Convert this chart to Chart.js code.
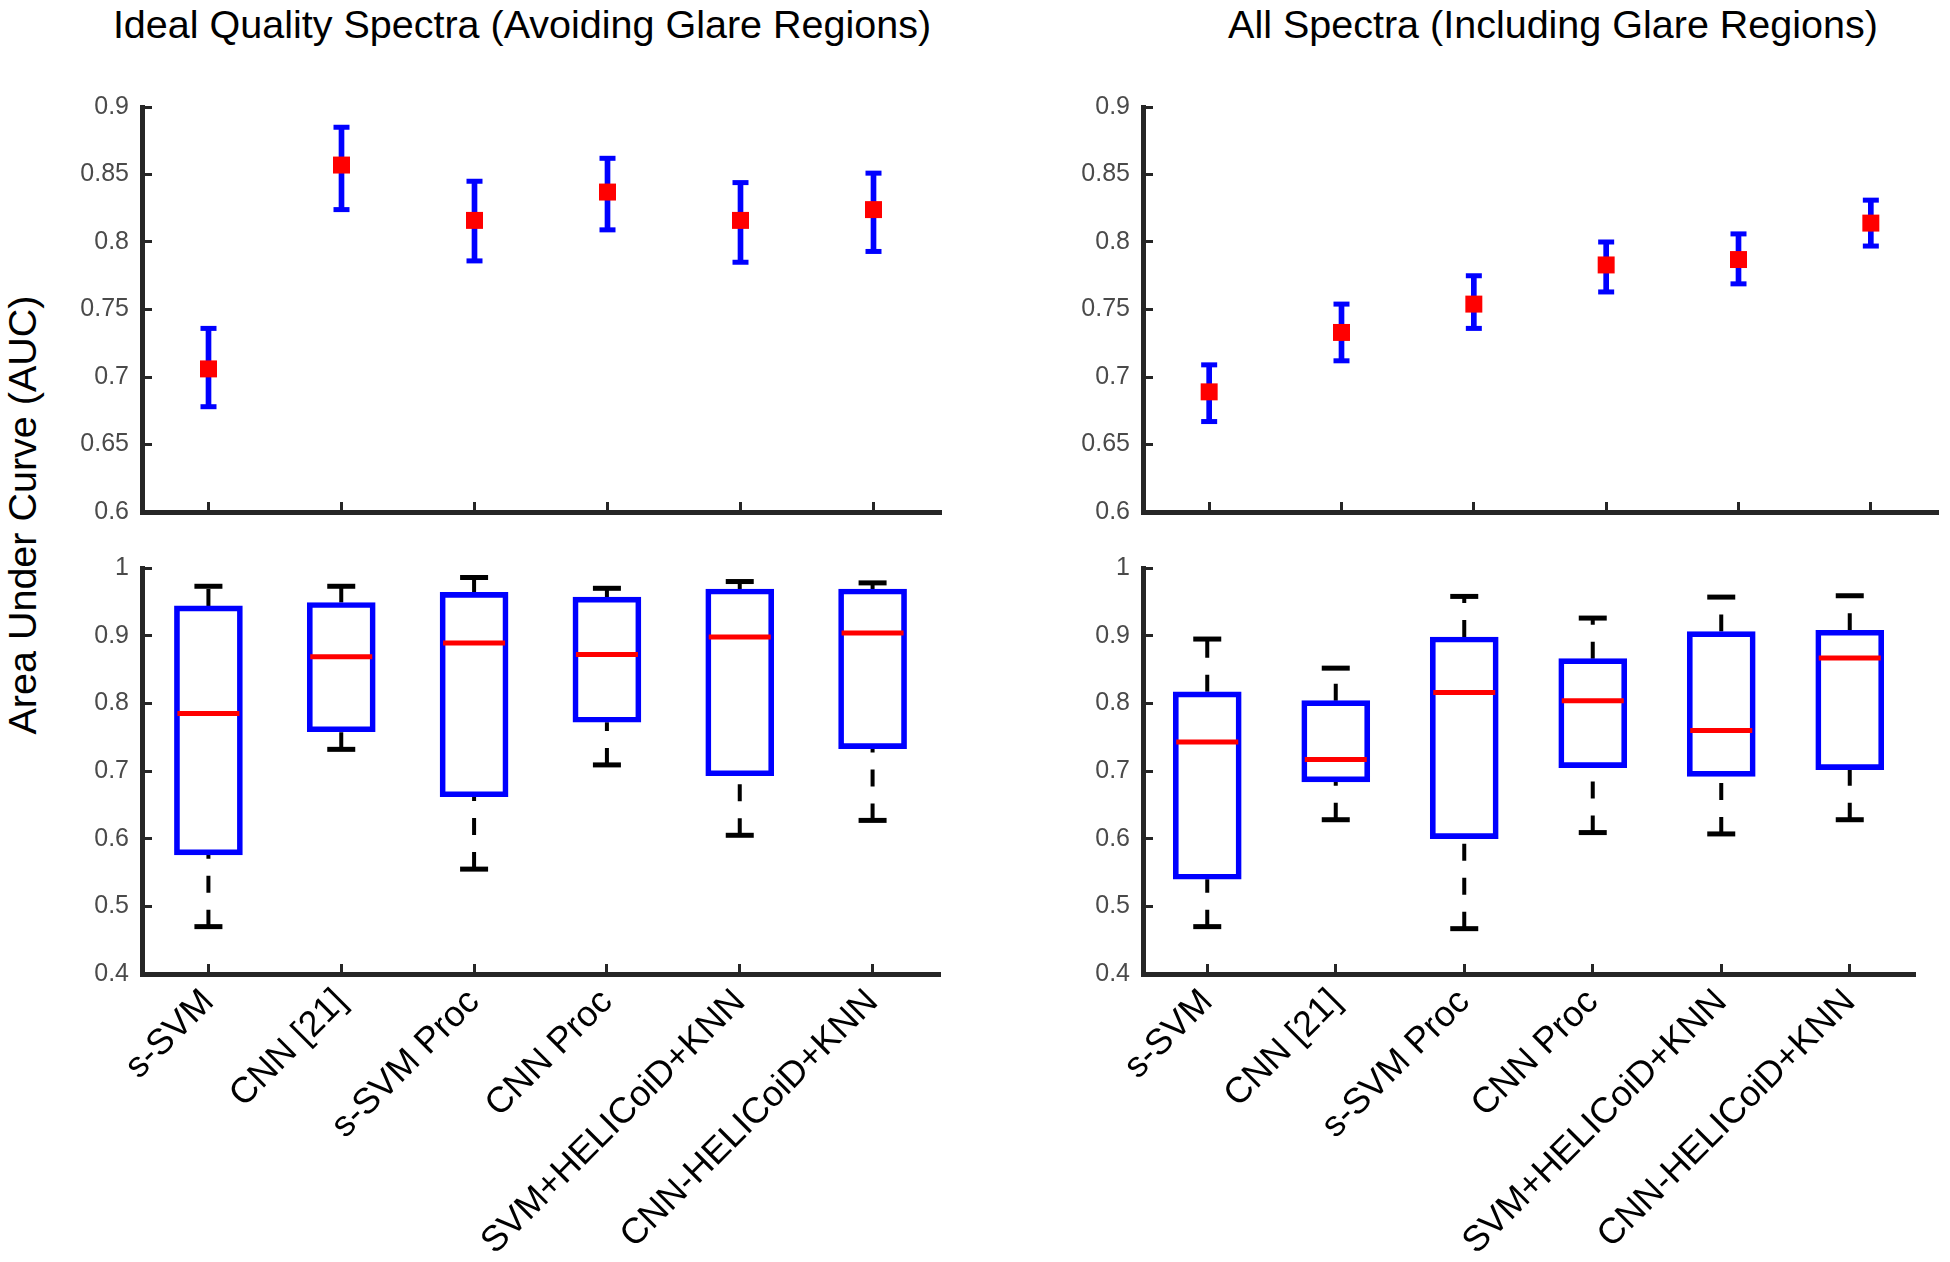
<!DOCTYPE html>
<html>
<head>
<meta charset="utf-8">
<script src="https://cdn.jsdelivr.net/npm/chart.js@4.4.1/dist/chart.umd.min.js"></script>
<style>
  html, body { margin: 0; padding: 0; background: #fff; }
  body { width: 1950px; height: 1262px; position: relative; overflow: hidden; font-family: 'Liberation Sans', Arial, sans-serif; }
  canvas { position: absolute; }
  .title { position: absolute; top: 5px; font-size: 39.5px; line-height: 1; color: #000; white-space: nowrap; transform: translateX(-50%); }
  #ytitle { position: absolute; left: 23px; top: 515px; font-size: 39.5px; line-height: 1; color: #000; white-space: nowrap; transform: translate(-50%, -50%) rotate(-90deg); }
</style>
</head>
<body>
<div class="title" style="left:522px">Ideal Quality Spectra (Avoiding Glare Regions)</div>
<div class="title" style="left:1553px">All Spectra (Including Glare Regions)</div>
<div id="ytitle">Area Under Curve (AUC)</div>
<canvas id="tl" width="975" height="500" style="left:0;top:60px"></canvas>
<canvas id="tr" width="975" height="500" style="left:975px;top:60px"></canvas>
<canvas id="bl" width="975" height="737" style="left:0;top:525px"></canvas>
<canvas id="br" width="975" height="737" style="left:975px;top:525px"></canvas>
<script>
const categories = ['s-SVM', 'CNN [21]', 's-SVM Proc', 'CNN Proc', 'SVM+HELICoiD+KNN', 'CNN-HELICoiD+KNN'];

// top row: mean AUC with error bars
const idealMean = [0.706, 0.857, 0.816, 0.837, 0.816, 0.824];
const idealLow  = [0.678, 0.824, 0.786, 0.809, 0.785, 0.793];
const idealHigh = [0.736, 0.885, 0.845, 0.862, 0.844, 0.851];

const allMean = [0.689, 0.733, 0.754, 0.783, 0.787, 0.814];
const allLow  = [0.667, 0.712, 0.736, 0.763, 0.769, 0.797];
const allHigh = [0.709, 0.754, 0.775, 0.800, 0.806, 0.831];

// bottom row: box plots
const idealMax    = [0.973, 0.973, 0.986, 0.970, 0.980, 0.978];
const idealQ3     = [0.944, 0.949, 0.964, 0.957, 0.969, 0.969];
const idealMedian = [0.785, 0.869, 0.889, 0.872, 0.898, 0.904];
const idealQ1     = [0.576, 0.758, 0.662, 0.772, 0.693, 0.733];
const idealMin    = [0.470, 0.732, 0.555, 0.709, 0.605, 0.627];

const allMax    = [0.895, 0.852, 0.958, 0.926, 0.957, 0.959];
const allQ3     = [0.817, 0.804, 0.898, 0.866, 0.906, 0.908];
const allMedian = [0.743, 0.717, 0.816, 0.804, 0.760, 0.867];
const allQ1     = [0.540, 0.684, 0.600, 0.705, 0.692, 0.702];
const allMin    = [0.470, 0.628, 0.467, 0.609, 0.607, 0.628];

const topTicks = [0.6, 0.65, 0.7, 0.75, 0.8, 0.85, 0.9];
const bottomTicks = [0.4, 0.5, 0.6, 0.7, 0.8, 0.9, 1];

const FONT = "'Liberation Sans', Arial, sans-serif";
const AXIS = '#262626';
const BLUE = '#0000ff';
const RED = '#ff0000';

// ticks point inwards: negative tick length
const gridOpts = { offset: false, drawOnChartArea: false, drawTicks: true, tickLength: -10, tickWidth: 3, tickColor: AXIS, lineWidth: 3 };
const borderOpts = { display: true, width: 5, color: AXIS };

function makeScales(ticks, showLabels, xHeight) {
  return {
    x: {
      type: 'category',
      offset: true,
      grid: gridOpts,
      border: borderOpts,
      ticks: { display: showLabels, autoSkip: false, minRotation: 45, maxRotation: 45, padding: 17, color: '#000', font: { family: FONT, size: 36 } },
      afterFit: s => { s.height = xHeight; }
    },
    y: {
      min: ticks[0],
      max: ticks[ticks.length - 1],
      afterBuildTicks: s => { s.ticks = ticks.map(v => ({ value: v })); },
      grid: gridOpts,
      border: borderOpts,
      ticks: { padding: 23, color: '#4a4a4a', font: { family: FONT, size: 25 }, callback: v => String(+v.toFixed(2)) },
      afterFit: s => { s.width = 100; }
    }
  };
}

function baseOptions(padding, scales) {
  return {
    responsive: false,
    animation: false,
    events: [],
    layout: { padding: padding },
    plugins: { legend: { display: false }, tooltip: { enabled: false } },
    scales: scales
  };
}

function errorPanel(id, mean, low, high, padLeft, padRight) {
  new Chart(document.getElementById(id), {
    type: 'bar',
    data: {
      labels: categories,
      datasets: [
        { type: 'line', data: mean, showLine: false, pointStyle: 'rect', pointRadius: 12,
          pointBackgroundColor: RED, pointBorderWidth: 0, order: 0 },
        { type: 'line', data: high, showLine: false, pointStyle: 'line', pointRadius: 8,
          pointBorderColor: BLUE, pointBorderWidth: 5, order: 1 },
        { type: 'line', data: low, showLine: false, pointStyle: 'line', pointRadius: 8,
          pointBorderColor: BLUE, pointBorderWidth: 5, order: 1 },
        { type: 'bar', data: low.map((v, i) => [v, high[i]]), backgroundColor: BLUE,
          barThickness: 5, order: 2 }
      ]
    },
    // chart area: top 107, bottom 512 on the page
    options: baseOptions({ left: padLeft, right: padRight, top: 47, bottom: 28 }, makeScales(topTicks, false, 20))
  });
}

function boxPanel(id, mn, q1, med, q3, mx, padLeft, padRight) {
  // whiskers drawn bottom-to-top so the dash phase starts at the lower end
  const whiskers = categories.flatMap((c, i) => [
    { x: c, y: q3[i] }, { x: c, y: mx[i] }, { x: c, y: null },
    { x: c, y: mn[i] }, { x: c, y: q1[i] }, { x: c, y: null }
  ]);
  const caps = categories.flatMap((c, i) => [{ x: c, y: mx[i] }, { x: c, y: mn[i] }]);
  new Chart(document.getElementById(id), {
    type: 'bar',
    data: {
      labels: categories,
      datasets: [
        { type: 'line', data: med, showLine: false, pointStyle: 'line', pointRadius: 31,
          pointBorderColor: RED, pointBorderWidth: 5, order: 0 },
        { type: 'bar', data: q1.map((v, i) => [v, q3[i]]), backgroundColor: 'rgba(0,0,0,0)',
          borderColor: BLUE, borderWidth: 5, borderSkipped: false, barThickness: 68, order: 1 },
        { type: 'line', data: whiskers, borderColor: '#000', borderWidth: 4, borderDash: [17, 17],
          pointRadius: 0, spanGaps: false, order: 2 },
        { type: 'line', data: caps, showLine: false, pointStyle: 'line', pointRadius: 14,
          pointBorderColor: '#000', pointBorderWidth: 5, order: 2 }
      ]
    },
    // chart area: top 568, bottom 974 on the page
    options: baseOptions({ left: padLeft, right: padRight, top: 43, bottom: 0 }, makeScales(bottomTicks, true, 288))
  });
}

errorPanel('tl', idealMean, idealLow, idealHigh, 42, 35);
errorPanel('tr', allMean, allLow, allHigh, 68, 10);
boxPanel('bl', idealMin, idealQ1, idealMedian, idealQ3, idealMax, 42, 35);
boxPanel('br', allMin, allQ1, allMedian, allQ3, allMax, 68, 10);
</script>
</body>
</html>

Written exercise
From the top of the listing above, repeat each line exactly until you reach the line containing "const idealHigh = [0.736, 0.885, 0.845, 0.862, 0.844, 0.851];", and repeat that one too. Leave the pictures out.

Correct result
Convert this chart to Chart.js code.
<!DOCTYPE html>
<html>
<head>
<meta charset="utf-8">
<script src="https://cdn.jsdelivr.net/npm/chart.js@4.4.1/dist/chart.umd.min.js"></script>
<style>
  html, body { margin: 0; padding: 0; background: #fff; }
  body { width: 1950px; height: 1262px; position: relative; overflow: hidden; font-family: 'Liberation Sans', Arial, sans-serif; }
  canvas { position: absolute; }
  .title { position: absolute; top: 5px; font-size: 39.5px; line-height: 1; color: #000; white-space: nowrap; transform: translateX(-50%); }
  #ytitle { position: absolute; left: 23px; top: 515px; font-size: 39.5px; line-height: 1; color: #000; white-space: nowrap; transform: translate(-50%, -50%) rotate(-90deg); }
</style>
</head>
<body>
<div class="title" style="left:522px">Ideal Quality Spectra (Avoiding Glare Regions)</div>
<div class="title" style="left:1553px">All Spectra (Including Glare Regions)</div>
<div id="ytitle">Area Under Curve (AUC)</div>
<canvas id="tl" width="975" height="500" style="left:0;top:60px"></canvas>
<canvas id="tr" width="975" height="500" style="left:975px;top:60px"></canvas>
<canvas id="bl" width="975" height="737" style="left:0;top:525px"></canvas>
<canvas id="br" width="975" height="737" style="left:975px;top:525px"></canvas>
<script>
const categories = ['s-SVM', 'CNN [21]', 's-SVM Proc', 'CNN Proc', 'SVM+HELICoiD+KNN', 'CNN-HELICoiD+KNN'];

// top row: mean AUC with error bars
const idealMean = [0.706, 0.857, 0.816, 0.837, 0.816, 0.824];
const idealLow  = [0.678, 0.824, 0.786, 0.809, 0.785, 0.793];
const idealHigh = [0.736, 0.885, 0.845, 0.862, 0.844, 0.851];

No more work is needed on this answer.